Return all lines that include the string "image".

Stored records
^^^^

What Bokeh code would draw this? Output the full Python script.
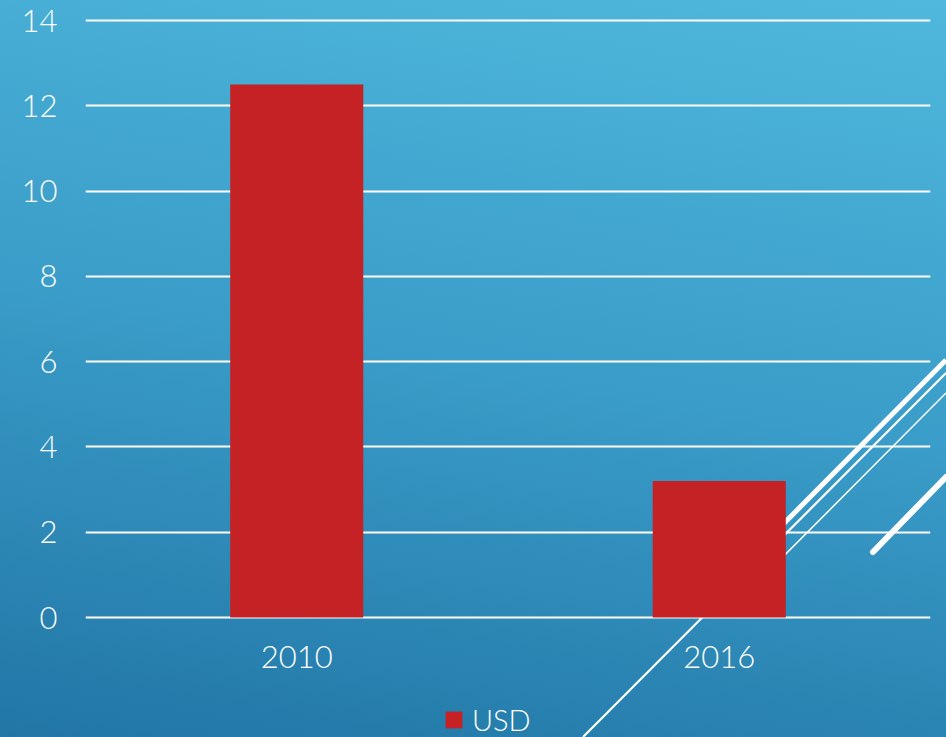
from urllib.parse import quote
from bokeh.plotting import figure
from bokeh.models import FactorRange, Range1d, FixedTicker, Legend, LegendItem, ColumnDataSource
from bokeh.embed import file_html
from bokeh.resources import INLINE

# ---- data ----
years = ["2010", "2016"]
usd = [12.5, 3.2]
y_ticks = [0, 2, 4, 6, 8, 10, 12, 14]
series_name = "USD"

# ---- style ----
W, H = 946, 737
FONT = "Lato Light, Lato"
BAR = "#C42224"

# decorative theme background (gradient + white slash lines)
deco = [
    (700, 608, 946, 360, 5, "butt"),
    (583, 737, 946, 373, 2.2, "butt"),
    (730, 610, 946, 393, 1.5, "butt"),
    (873, 552, 946, 477, 6, "round"),
]
svg = f'<svg xmlns="http://www.w3.org/2000/svg" width="{W}" height="{H}">'
for x1, y1, x2, y2, w, cap in deco:
    svg += (f'<line x1="{x1}" y1="{y1}" x2="{x2}" y2="{y2}" stroke="white" '
            f'stroke-width="{w}" stroke-linecap="{cap}"/>')
svg += "</svg>"
bg = ('url("data:image/svg+xml,' + quote(svg) + '"), '
      'linear-gradient(190deg, #4FB8DC 0%, #3A9CC8 50%, #2176A6 100%)')

source = ColumnDataSource(dict(x=years, top=usd))

p = figure(width=W, height=H, x_range=FactorRange(*years, range_padding=0),
           y_range=Range1d(-2.814, 14.094), output_backend="svg", toolbar_location=None,
           min_border_left=85, min_border_right=16, min_border_top=16,
           min_border_bottom=0)
p.styles = {"background-image": bg, "background-size": f"{W}px {H}px",
            "background-repeat": "no-repeat"}
p.border_fill_color = None
p.background_fill_color = None
p.outline_line_color = None

r = p.vbar(x="x", top="top", bottom=0, width=0.315, source=source,
           fill_color=BAR, line_color=None)

# axes
p.yaxis.ticker = FixedTicker(ticks=y_ticks)
p.xaxis.fixed_location = 0
for ax in (p.xaxis, p.yaxis):
    ax.axis_line_color = None
    ax.major_tick_line_color = None
    ax.minor_tick_line_color = None
    ax.major_tick_out = 0
    ax.major_tick_in = 0
    ax.major_label_text_color = "white"
    ax.major_label_text_font = FONT
    ax.major_label_text_font_size = "31px"
p.yaxis.major_label_standoff = 28
p.xaxis.major_label_standoff = 28

p.xgrid.grid_line_color = None
p.ygrid.grid_line_color = "white"
p.ygrid.grid_line_width = 2
p.ygrid.ticker = FixedTicker(ticks=y_ticks)

legend = Legend(items=[LegendItem(label=series_name, renderers=[r])],
                location=(358, 0), orientation="horizontal",
                padding=0, margin=0, glyph_width=21, glyph_height=21,
                label_height=21, label_standoff=8, label_text_color="white",
                label_text_font=FONT, label_text_font_size="29px",
                background_fill_alpha=0, border_line_alpha=0)
p.add_layout(legend)

open("out.html", "w").write(file_html(p, INLINE))
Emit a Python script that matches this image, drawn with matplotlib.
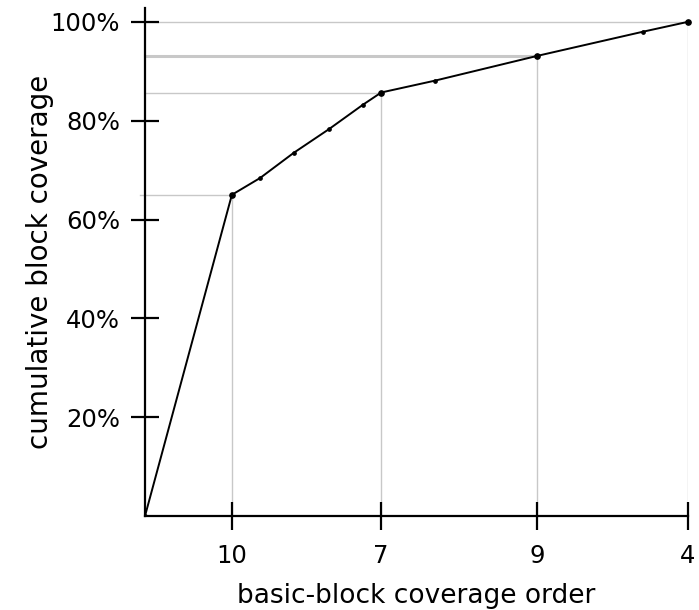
"""Cumulative basic-block coverage as tests are added in coverage order."""

import matplotlib
matplotlib.use("Agg")
import matplotlib.pyplot as plt
from matplotlib.ticker import FuncFormatter

# position along the ordering axis (arbitrary units, 0..100)
order_pos = [0, 16.0, 21.2, 27.4, 33.9, 40.1, 43.5, 53.4, 72.2, 91.7, 100]
# cumulative block coverage, percent
coverage = [0, 65.0, 68.4, 73.5, 78.3, 83.2, 85.7, 88.1, 93.1, 98.0, 100]

# labelled tests and where they sit on the curve
test_names = ["10", "7", "9", "4"]
test_pos = [16.0, 43.5, 72.2, 100]
test_cov = [65.0, 85.7, 93.1, 100]

y_ticks = [20, 40, 60, 80, 100]


def main() -> None:
    plt.rcParams["font.family"] = "DejaVu Sans"
    fig = plt.figure(figsize=(6.99, 6.10), dpi=100)
    ax = fig.add_axes([145 / 699, 94 / 610, 543 / 699, 508 / 610])

    grey = "#c8c8c8"
    for i, (x, y) in enumerate(zip(test_pos, test_cov)):
        lw = 2.2 if test_names[i] == "9" else 1.0
        ax.plot([-1.0 if i == 0 else 0, x], [y, y], color=grey, lw=lw,
                zorder=1, clip_on=False)
        ax.plot([x, x], [0, y], color=grey, lw=1.0, zorder=1)

    ax.plot(order_pos, coverage, color="black", lw=1.4, zorder=3,
            marker="o", markersize=2.4)
    ax.plot(test_pos, test_cov, "o", color="black", markersize=3.8, zorder=4,
            clip_on=False)

    ax.set_xlim(0, 100)
    ax.set_ylim(0, 102.8)
    ax.set_xticks(test_pos)
    ax.set_xticklabels(test_names)
    ax.set_yticks(y_ticks)
    ax.yaxis.set_major_formatter(FuncFormatter(lambda v, _: f"{v:.0f}%"))

    for side in ("top", "right"):
        ax.spines[side].set_visible(False)
    for side in ("left", "bottom"):
        ax.spines[side].set_linewidth(1.6)

    ax.tick_params(direction="inout", length=20, width=1.6, pad=8,
                   labelsize=17.5)
    ax.tick_params(axis="x", pad=10)

    ax.set_xlabel("basic-block coverage order", fontsize=19, labelpad=11)
    ax.set_ylabel("cumulative block coverage", fontsize=20)
    ax.yaxis.set_label_coords(-0.168, 0.5)

    fig.savefig("out.png", dpi=100)


if __name__ == "__main__":
    main()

^^^^

Solution for this problem:
bg = ('url("data:image/svg+xml,' + quote(svg) + '"), '
p.styles = {"background-image": bg, "background-size": f"{W}px {H}px",
Emit a Python script that matches this image, drawn with matplotlib.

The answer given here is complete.